#### Recorded information ####

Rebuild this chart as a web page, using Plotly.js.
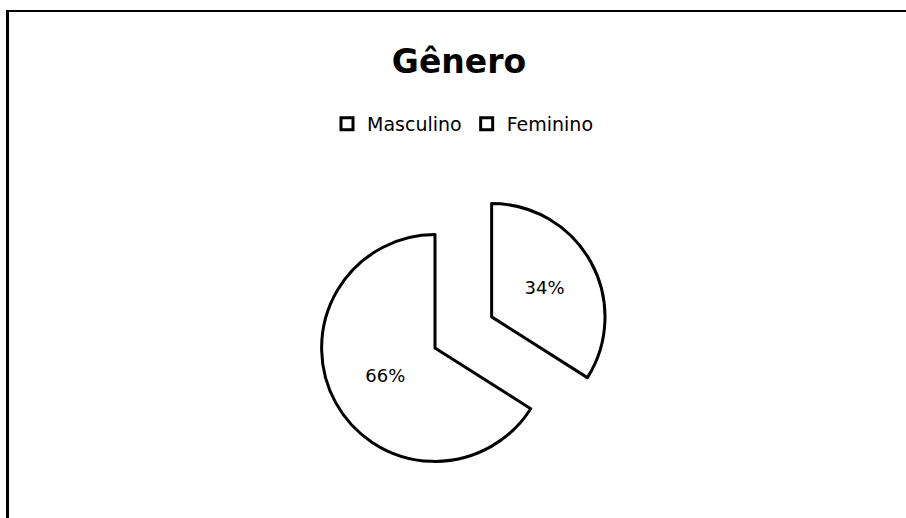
<!DOCTYPE html>
<html>
<head>
<meta charset="utf-8">
<script src="https://cdn.plot.ly/plotly-3.0.1.min.js"></script>
<style>
  html, body { margin: 0; padding: 0; background: #fff; overflow: hidden; width: 906px; height: 518px; }
  #chart { position: absolute; left: 0; top: 0; width: 906px; height: 560px; }
  #frame { position: absolute; left: 6px; top: 10px; width: 920px; height: 600px;
           border-top: 2px solid #000; border-left: 3px solid #000; pointer-events: none; }
</style>
</head>
<body>
<div id="chart"></div>
<div id="frame"></div>
<script>
const categories = ["Masculino", "Feminino"];
const values = [66, 34];
const pulls = [0, 0.57];
const chartTitle = "Gênero";

// Start the first slice so that the second one begins at 12 o'clock (as in the reference)
const total = values.reduce((a, b) => a + b, 0);
const startRotation = 360 * values[1] / total;

const trace = {
  type: "pie",
  labels: categories,
  values: values,
  pull: pulls,
  sort: false,
  direction: "clockwise",
  rotation: startRotation,
  textinfo: "percent",
  texttemplate: "%{percent:.0%}",
  textposition: "inside",
  insidetextorientation: "horizontal",
  textfont: { family: "DejaVu Sans", size: 18, color: "#000" },
  marker: { colors: ["#ffffff", "#ffffff"], line: { color: "#000000", width: 3 } },
  hoverinfo: "none"
};

const layout = {
  width: 906,
  height: 560,
  paper_bgcolor: "#ffffff",
  plot_bgcolor: "#ffffff",
  margin: { l: 257, r: 293, t: 170, b: 34 },
  title: {
    text: chartTitle,
    font: { family: "DejaVu Sans", size: 33, color: "#000", weight: "bold" },
    xref: "container", yref: "container",
    x: 459 / 906, y: 1 - 61 / 560,
    xanchor: "center", yanchor: "middle"
  },
  showlegend: true,
  legend: {
    orientation: "h",
    xref: "container", yref: "container",
    x: 463 / 906, y: 1 - 124 / 560,
    xanchor: "center", yanchor: "middle",
    font: { family: "DejaVu Sans", size: 19, color: "#000" },
    traceorder: "normal",
    bgcolor: "rgba(0,0,0,0)"
  }
};

Plotly.newPlot("chart", [trace], layout, { displayModeBar: false, staticPlot: true });
</script>
</body>
</html>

####

**Exercise goal:** Leaving out the pictures, repeat the data above exactly.

**Complete response:**
Rebuild this chart as a web page, using Plotly.js.
<!DOCTYPE html>
<html>
<head>
<meta charset="utf-8">
<script src="https://cdn.plot.ly/plotly-3.0.1.min.js"></script>
<style>
  html, body { margin: 0; padding: 0; background: #fff; overflow: hidden; width: 906px; height: 518px; }
  #chart { position: absolute; left: 0; top: 0; width: 906px; height: 560px; }
  #frame { position: absolute; left: 6px; top: 10px; width: 920px; height: 600px;
           border-top: 2px solid #000; border-left: 3px solid #000; pointer-events: none; }
</style>
</head>
<body>
<div id="chart"></div>
<div id="frame"></div>
<script>
const categories = ["Masculino", "Feminino"];
const values = [66, 34];
const pulls = [0, 0.57];
const chartTitle = "Gênero";

// Start the first slice so that the second one begins at 12 o'clock (as in the reference)
const total = values.reduce((a, b) => a + b, 0);
const startRotation = 360 * values[1] / total;

const trace = {
  type: "pie",
  labels: categories,
  values: values,
  pull: pulls,
  sort: false,
  direction: "clockwise",
  rotation: startRotation,
  textinfo: "percent",
  texttemplate: "%{percent:.0%}",
  textposition: "inside",
  insidetextorientation: "horizontal",
  textfont: { family: "DejaVu Sans", size: 18, color: "#000" },
  marker: { colors: ["#ffffff", "#ffffff"], line: { color: "#000000", width: 3 } },
  hoverinfo: "none"
};

const layout = {
  width: 906,
  height: 560,
  paper_bgcolor: "#ffffff",
  plot_bgcolor: "#ffffff",
  margin: { l: 257, r: 293, t: 170, b: 34 },
  title: {
    text: chartTitle,
    font: { family: "DejaVu Sans", size: 33, color: "#000", weight: "bold" },
    xref: "container", yref: "container",
    x: 459 / 906, y: 1 - 61 / 560,
    xanchor: "center", yanchor: "middle"
  },
  showlegend: true,
  legend: {
    orientation: "h",
    xref: "container", yref: "container",
    x: 463 / 906, y: 1 - 124 / 560,
    xanchor: "center", yanchor: "middle",
    font: { family: "DejaVu Sans", size: 19, color: "#000" },
    traceorder: "normal",
    bgcolor: "rgba(0,0,0,0)"
  }
};

Plotly.newPlot("chart", [trace], layout, { displayModeBar: false, staticPlot: true });
</script>
</body>
</html>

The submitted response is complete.